Le fait qu’il soit le premier à gagner la Champion’s league et l’ambiance qui règne lors des matchs, Marseille apparaît comme la ville du football. À Marseille, le foot est roi. Le club de foot joue encore un rôle de ciment pour une ville qui est le miroir grossissant des fractures françaises, il est un liant. Au stade se retrouvent des Marseillais de différents quartiers, différentes couches sociales, comme une agora. Le Vélodrome reste un stade accessible avec un large éventail de prix des places. Les prix n’ont pas flambé comme ailleurs à l’étranger et à Paris.
Peut-on comparer le Vélodrome au Maracana ?
Pourquoi le Maracana ? Le vélodrome fait partie des hauts lieux du foot en Europe. Il est placé sur la carte des stades à ambiance particulière. C’est presque un lieu de pèlerinage pour les amateurs de football et de l’OM. On se doit d’aller au moins une fois dans sa vie y voir un match. Il y a d’autres endroits où il y a une telle ferveur. Dans la mesure où l’OM ne peut plus rivaliser avec le PSG, qui est dans une sphère inatteignable, il reste cette possibilité pour lui d’être le club de la ferveur populaire. Pour ses supporters, sportivement ça reste difficile, mais on reste numéro un en terme d’ambiance. Les démonstrations de ces dernières semaines sont à comprendre sur cet aspect-là.
Les femmes ont-elles une place particulière chez les supporters de l’OM ?
S’il y a une vraie présence des femmes au stade Vélodrome, le foot reste un sport éminemment masculin. Il y a eu une certaine tradition dans les années quatrevingt-dix avec plusieurs groupes de supportrices installés au stade Vélodrome. Il y avait celui des Phocéennes et un autre qui s’appelait les Cagoles.

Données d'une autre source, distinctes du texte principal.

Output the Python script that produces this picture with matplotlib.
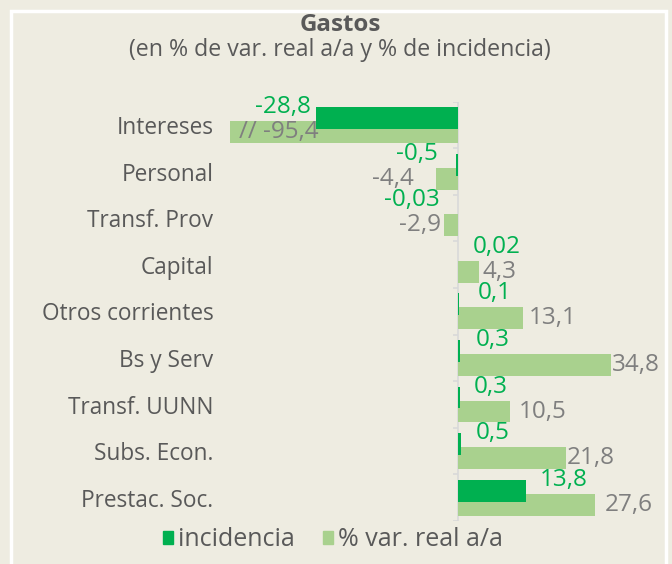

Elles venaient habillées, maquillées comme telles, avec beaucoup d’humour et de dérision. Il reste effectivement peut-être plus qu’ailleurs une forte présence féminine parmi les supporters de l’OM.
Que vous inspire la visite d’Emmanuel Macron à l’OM dont il se revendique supporter ?
Plusieurs personnalités politiques de premier plan se sont déclarées supporters de l’OM, de jeunes quadragénaires comme Hamon et Macron, ont été marqués par la période glorieuse de l’OM. Ils sont l’illustration de comment une génération s’est pris de passion pour ce club. Cet affichage est assez nouveau. Sarkozy supportait le PSG. Avant, il y avait un certain dédain des élites pour le foot, ou bien on taisait sa passion pour lui. Là, on voit bien qu’il y a un retournement. Macron n’hésite pas à afficher sa préférence pour l’OM et, en même temps, l’OM est un club clivant ! Il compte beaucoup de supporters et beaucoup de détracteurs.
Vous-mêmes, comment en êtes-vous venu à vous passionner pour l’OM ?
J’étais un jeune joueur, adolescent, à l’époque du grand OM et j’ai voulu travailler sur le football dans le cadre de mes études. Je me suis intéressé aux groupes de supporters à distance, il y en avait un près de chez moi, à Rouen. Ils faisaient des déplacements tous les weekends. J’en ai fait ma thèse de doctorat. Cette nouvelle façon de suivre et de consommer le foot sans attache géographique avec ce club est l’illustration d’une transformation plus globale dont nous avons parlé au début.
Peut-on revoir des supporters marseillais envahissant le Vélodrome comme dans le passé et comme à Lille récemment ?
À la fin des années quatre-vingtdix, à l’époque où le président de l’OM, Jean-Michel Roussier, était extrêmement contesté, ils avaient mené une campagne de déstabilisation. Ils ont obtenu son départ. Les groupes de supporters se sont imposés dans le paysage du club, sont devenus des contre-pouvoirs pour peser sur la politique du club.
Didier Deschamps doit-il sélectionner des joueurs de l’OM et lesquels ?
Les supporters de l’OM vous répondront que oui. (1) Éditions de l’EHESS, 2010.